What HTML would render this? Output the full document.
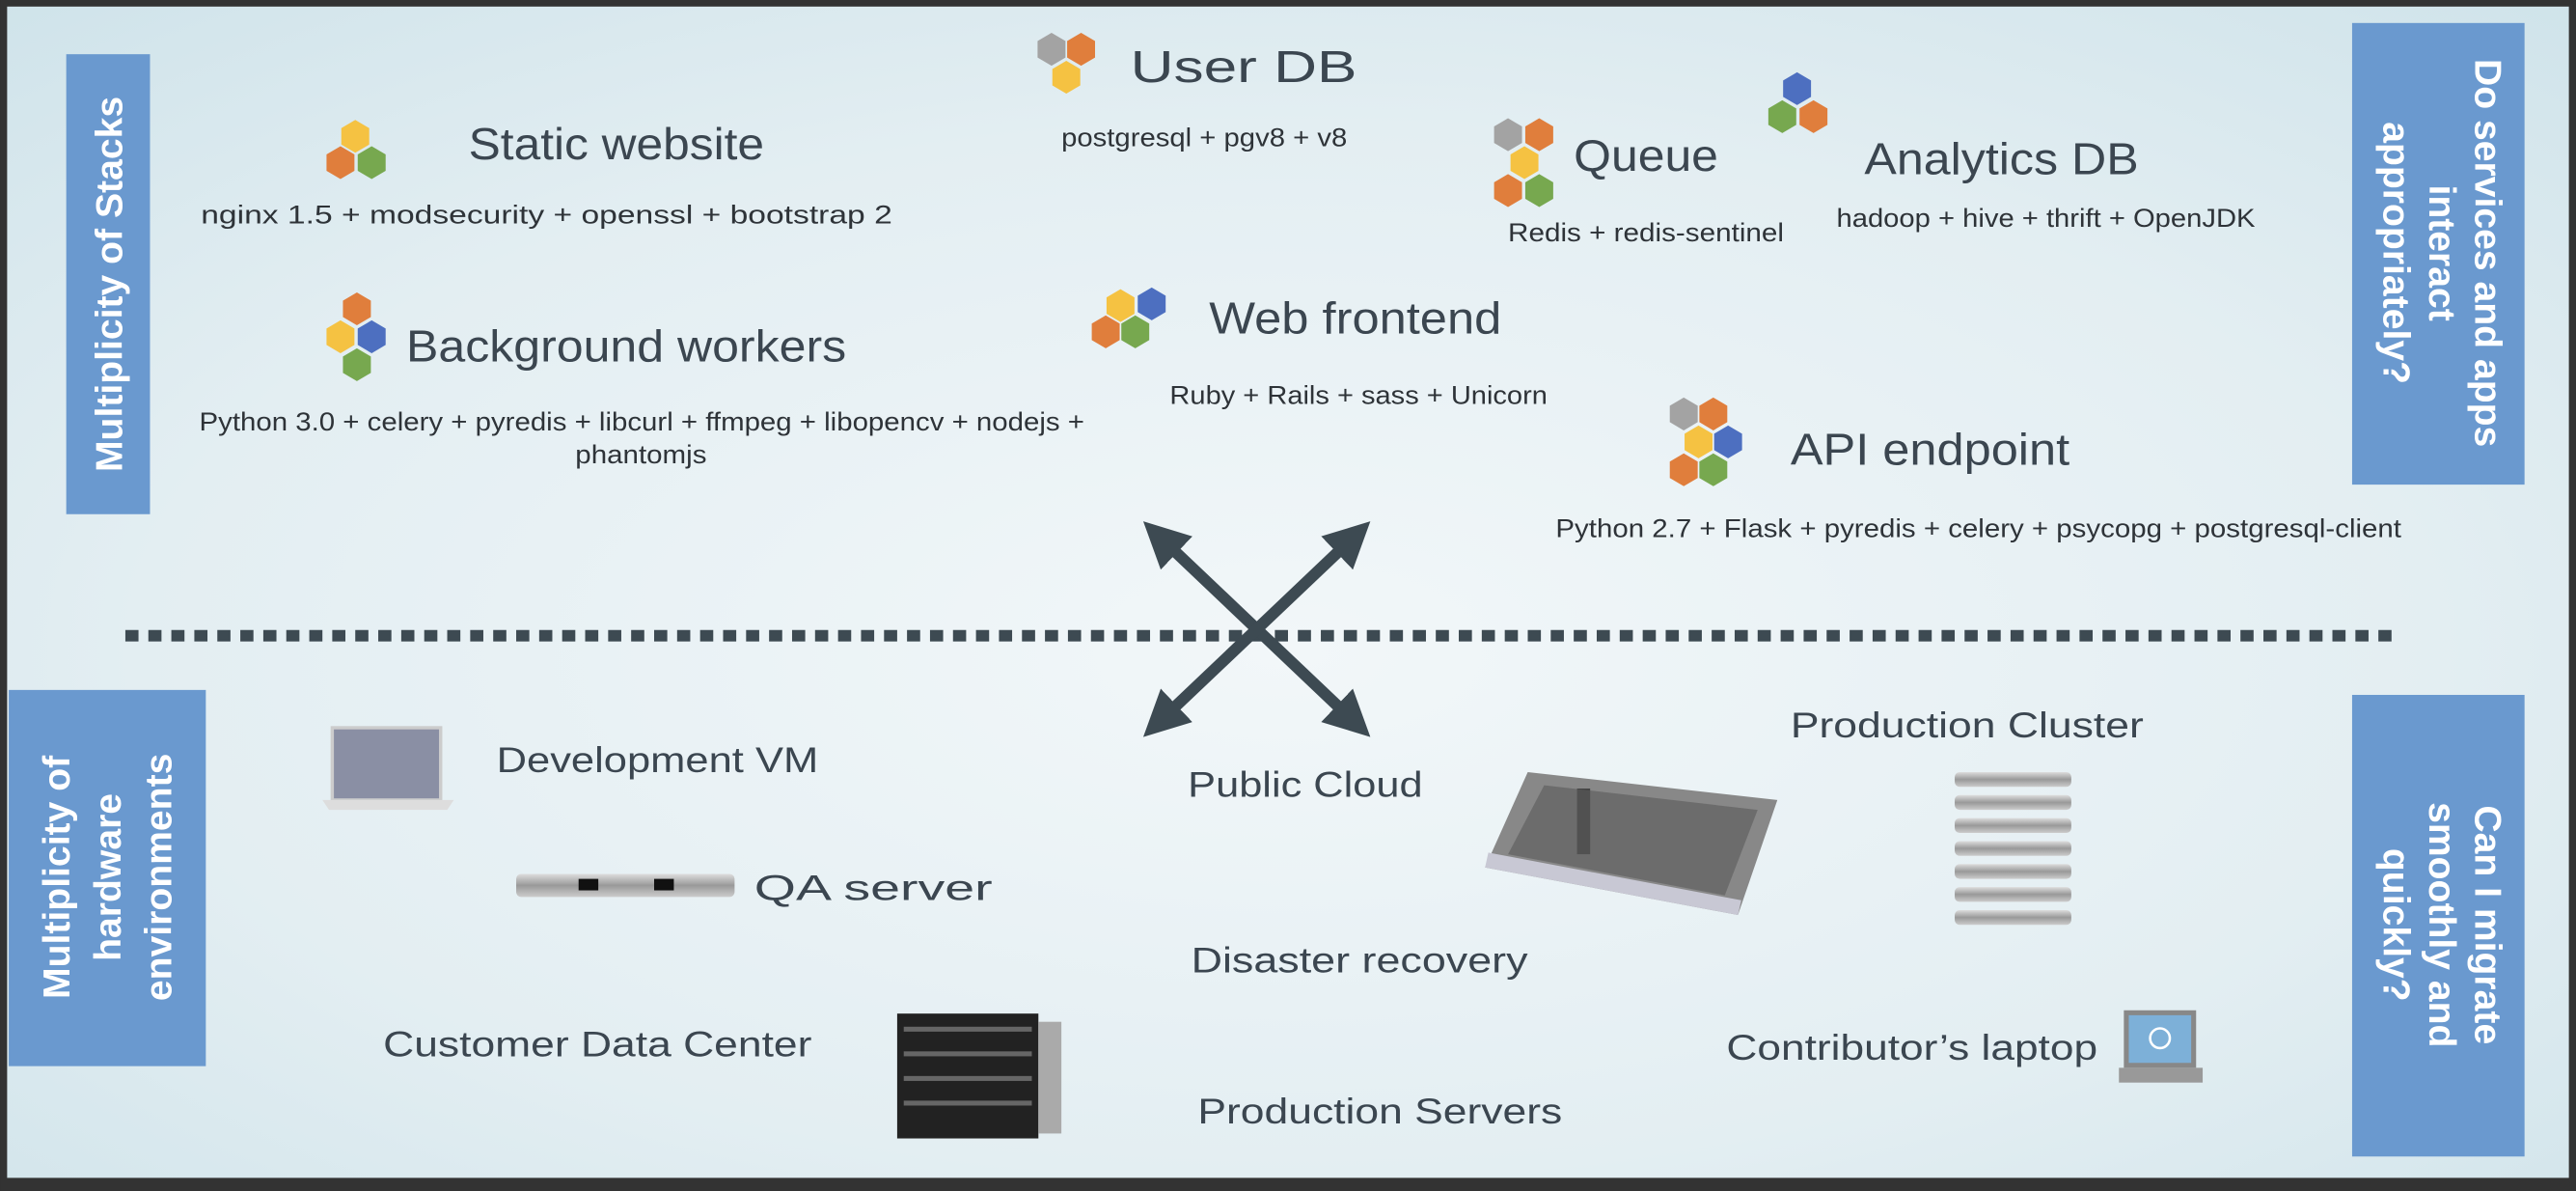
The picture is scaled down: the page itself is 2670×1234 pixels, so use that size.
<!DOCTYPE html>
<html><head><meta charset="utf-8"><style>
html,body{margin:0;padding:0;background:#333;}
svg{display:block;}
text{font-family:"Liberation Sans",Arial,sans-serif;fill:#3b4650;}
.big{font-size:27px;}
.sm{font-size:15.5px;fill:#2e3338;}
.hw{font-size:22px;}
.box{font-size:23px;font-weight:bold;fill:#fff;}
</style></head><body>
<svg width="2670" height="1234" viewBox="0 0 1568 725" xmlns="http://www.w3.org/2000/svg">
<defs>
<radialGradient id="bg" cx="0.5" cy="0.55" r="0.75">
<stop offset="0" stop-color="#f2f7f9"/><stop offset="0.6" stop-color="#e3eef2"/><stop offset="1" stop-color="#cfe3ea"/>
</radialGradient>
<polygon id="hx" points="0,-10 8.5,-5 8.5,5 0,10 -8.5,5 -8.5,-5"/>
<marker id="ah" viewBox="0 0 10 10" refX="5" refY="5" markerWidth="4" markerHeight="4" orient="auto-start-reverse">
<path d="M0,0 L10,5 L0,10 z" fill="#3d4a52"/></marker>
<linearGradient id="rk" x1="0" y1="0" x2="0" y2="1"><stop offset="0" stop-color="#ddd"/><stop offset="0.5" stop-color="#999"/><stop offset="1" stop-color="#ccc"/></linearGradient>
</defs>
<rect width="1568" height="725" fill="#333"/>
<rect x="4" y="4" width="1560" height="713" fill="url(#bg)"/>

<!-- blue boxes -->
<rect x="40" y="33" width="51" height="280" fill="#6a99cf"/>
<text class="box" transform="translate(74,173) rotate(-90)" text-anchor="middle">Multiplicity of Stacks</text>
<rect x="5" y="420" width="120" height="229" fill="#6a99cf"/>
<g transform="translate(65,534) rotate(-90)" text-anchor="middle">
<text class="box" x="0" y="-23">Multiplicity of</text>
<text class="box" x="0" y="8">hardware</text>
<text class="box" x="0" y="39">environments</text></g>
<rect x="1432" y="14" width="105" height="281" fill="#6a99cf"/>
<g transform="translate(1485,154) rotate(90)" text-anchor="middle">
<text class="box" x="0" y="-22">Do services and apps</text>
<text class="box" x="0" y="6">interact</text>
<text class="box" x="0" y="34">appropriately?</text></g>
<rect x="1432" y="423" width="105" height="281" fill="#6a99cf"/>
<g transform="translate(1485,563) rotate(90)" text-anchor="middle">
<text class="box" x="0" y="-22">Can I migrate</text>
<text class="box" x="0" y="6">smoothly and</text>
<text class="box" x="0" y="34">quickly?</text></g>

<!-- hex icons -->
<g>
<use href="#hx" x="216" y="83" fill="#f5c242"/><use href="#hx" x="207" y="99" fill="#e07e3c"/><use href="#hx" x="226" y="99" fill="#77a84f"/>
<use href="#hx" x="217" y="188" fill="#e07e3c"/><use href="#hx" x="207" y="205" fill="#f5c242"/><use href="#hx" x="226" y="205" fill="#4d6fc0"/><use href="#hx" x="217" y="222" fill="#77a84f"/>
<use href="#hx" x="640" y="30" fill="#a3a3a3"/><use href="#hx" x="658" y="30" fill="#e07e3c"/><use href="#hx" x="649" y="47" fill="#f5c242"/>
<use href="#hx" x="918" y="82" fill="#a3a3a3"/><use href="#hx" x="937" y="82" fill="#e07e3c"/><use href="#hx" x="928" y="99" fill="#f5c242"/><use href="#hx" x="918" y="116" fill="#e07e3c"/><use href="#hx" x="937" y="116" fill="#77a84f"/>
<use href="#hx" x="1094" y="54" fill="#4d6fc0"/><use href="#hx" x="1085" y="71" fill="#77a84f"/><use href="#hx" x="1104" y="71" fill="#e07e3c"/>
<use href="#hx" x="682" y="186" fill="#f5c242"/><use href="#hx" x="701" y="185" fill="#4d6fc0"/><use href="#hx" x="673" y="202" fill="#e07e3c"/><use href="#hx" x="691" y="202" fill="#77a84f"/>
<use href="#hx" x="1025" y="252" fill="#a3a3a3"/><use href="#hx" x="1043" y="252" fill="#e07e3c"/><use href="#hx" x="1034" y="269" fill="#f5c242"/><use href="#hx" x="1052" y="269" fill="#4d6fc0"/><use href="#hx" x="1025" y="286" fill="#e07e3c"/><use href="#hx" x="1043" y="286" fill="#77a84f"/>
</g>

<!-- top texts -->
<text class="big" x="285" y="97" textLength="180" lengthAdjust="spacingAndGlyphs">Static website</text>
<text class="sm" x="122" y="136" textLength="421" lengthAdjust="spacingAndGlyphs">nginx 1.5 + modsecurity + openssl + bootstrap 2</text>
<text class="big" x="688" y="50" textLength="138" lengthAdjust="spacingAndGlyphs">User DB</text>
<text class="sm" x="646" y="89" textLength="174" lengthAdjust="spacingAndGlyphs">postgresql + pgv8 + v8</text>
<text class="big" x="958" y="104" textLength="88" lengthAdjust="spacingAndGlyphs">Queue</text>
<text class="sm" x="918" y="147" textLength="168" lengthAdjust="spacingAndGlyphs">Redis + redis-sentinel</text>
<text class="big" x="1135" y="106" textLength="167" lengthAdjust="spacingAndGlyphs">Analytics DB</text>
<text class="sm" x="1118" y="138" textLength="255" lengthAdjust="spacingAndGlyphs">hadoop + hive + thrift + OpenJDK</text>
<text class="big" x="247" y="220" textLength="268" lengthAdjust="spacingAndGlyphs">Background workers</text>
<text class="sm" x="121" y="262" textLength="539" lengthAdjust="spacingAndGlyphs">Python 3.0 + celery + pyredis + libcurl + ffmpeg + libopencv + nodejs +</text>
<text class="sm" x="350" y="282" textLength="80" lengthAdjust="spacingAndGlyphs">phantomjs</text>
<text class="big" x="736" y="203" textLength="178" lengthAdjust="spacingAndGlyphs">Web frontend</text>
<text class="sm" x="712" y="246" textLength="230" lengthAdjust="spacingAndGlyphs">Ruby + Rails + sass + Unicorn</text>
<text class="big" x="1090" y="283" textLength="170" lengthAdjust="spacingAndGlyphs">API endpoint</text>
<text class="sm" x="947" y="327" textLength="515" lengthAdjust="spacingAndGlyphs">Python 2.7 + Flask + pyredis + celery + psycopg + postgresql-client</text>

<!-- divider -->
<line x1="76" y1="387" x2="1462" y2="387" stroke="#3d4a52" stroke-width="7" stroke-dasharray="8,6"/>
<!-- arrows -->
<line x1="706" y1="327" x2="824" y2="439" stroke="#3d4a52" stroke-width="7" marker-start="url(#ah)" marker-end="url(#ah)"/>
<line x1="824" y1="327" x2="706" y2="439" stroke="#3d4a52" stroke-width="7" marker-start="url(#ah)" marker-end="url(#ah)"/>

<!-- bottom texts -->
<text class="hw" x="302" y="470" textLength="196" lengthAdjust="spacingAndGlyphs">Development VM</text>
<text class="hw" x="459" y="548" textLength="145" lengthAdjust="spacingAndGlyphs">QA server</text>
<text class="hw" x="723" y="485" textLength="143" lengthAdjust="spacingAndGlyphs">Public Cloud</text>
<text class="hw" x="1090" y="449" textLength="215" lengthAdjust="spacingAndGlyphs">Production Cluster</text>
<text class="hw" x="725" y="592" textLength="205" lengthAdjust="spacingAndGlyphs">Disaster recovery</text>
<text class="hw" x="233" y="643" textLength="261" lengthAdjust="spacingAndGlyphs">Customer Data Center</text>
<text class="hw" x="1051" y="645" textLength="226" lengthAdjust="spacingAndGlyphs">Contributor’s laptop</text>
<text class="hw" x="729" y="684" textLength="222" lengthAdjust="spacingAndGlyphs">Production Servers</text>

<!-- dev laptop -->
<rect x="202" y="443" width="66" height="44" fill="#8a8fa4" stroke="#ccc" stroke-width="2"/>
<path d="M196,487 L276,487 L272,493 L200,493 z" fill="#ddd"/>
<!-- QA server -->
<rect x="314" y="532" width="133" height="14" rx="3" fill="url(#rk)"/>
<rect x="352" y="535" width="12" height="7" fill="#111"/><rect x="398" y="535" width="12" height="7" fill="#111"/>
<!-- blade server -->
<rect x="546" y="617" width="86" height="76" fill="#222"/>
<rect x="632" y="622" width="14" height="68" fill="#aaa"/>
<g fill="#666"><rect x="550" y="625" width="78" height="3"/><rect x="550" y="640" width="78" height="3"/><rect x="550" y="655" width="78" height="3"/><rect x="550" y="670" width="78" height="3"/></g>
<!-- datacenter -->
<path d="M930,470 L1082,487 L1058,557 L904,528 z" fill="#888"/>
<path d="M904,528 L1058,557 L1060,548 L906,519 z" fill="#c8c8d4"/>
<g fill="#444"><rect x="960" y="480" width="8" height="40" transform="skew(-10)"/></g>
<path d="M940,478 L1070,493 L1050,545 L918,520 z" fill="#5a5a5a" opacity="0.6"/>
<!-- cluster racks -->
<g>
<rect x="1190" y="470" width="71" height="9" rx="3" fill="url(#rk)"/>
<rect x="1190" y="484" width="71" height="9" rx="3" fill="url(#rk)"/>
<rect x="1190" y="498" width="71" height="9" rx="3" fill="url(#rk)"/>
<rect x="1190" y="512" width="71" height="9" rx="3" fill="url(#rk)"/>
<rect x="1190" y="526" width="71" height="9" rx="3" fill="url(#rk)"/>
<rect x="1190" y="540" width="71" height="9" rx="3" fill="url(#rk)"/>
<rect x="1190" y="554" width="71" height="9" rx="3" fill="url(#rk)"/>
</g>
<!-- dell laptop -->
<rect x="1293" y="615" width="44" height="35" fill="#888"/><rect x="1296" y="618" width="38" height="29" fill="#7db0d8"/>
<circle cx="1315" cy="632" r="6" fill="none" stroke="#fff" stroke-width="1.5"/>
<rect x="1290" y="650" width="51" height="9" fill="#999"/>
</svg>
</body></html>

Short exercise = Find all lines with "size" in them and copy each one.

Completed exercise =
The picture is scaled down: the page itself is 2670×1234 pixels, so use that size.
.big{font-size:27px;}
.sm{font-size:15.5px;fill:#2e3338;}
.hw{font-size:22px;}
.box{font-size:23px;font-weight:bold;fill:#fff;}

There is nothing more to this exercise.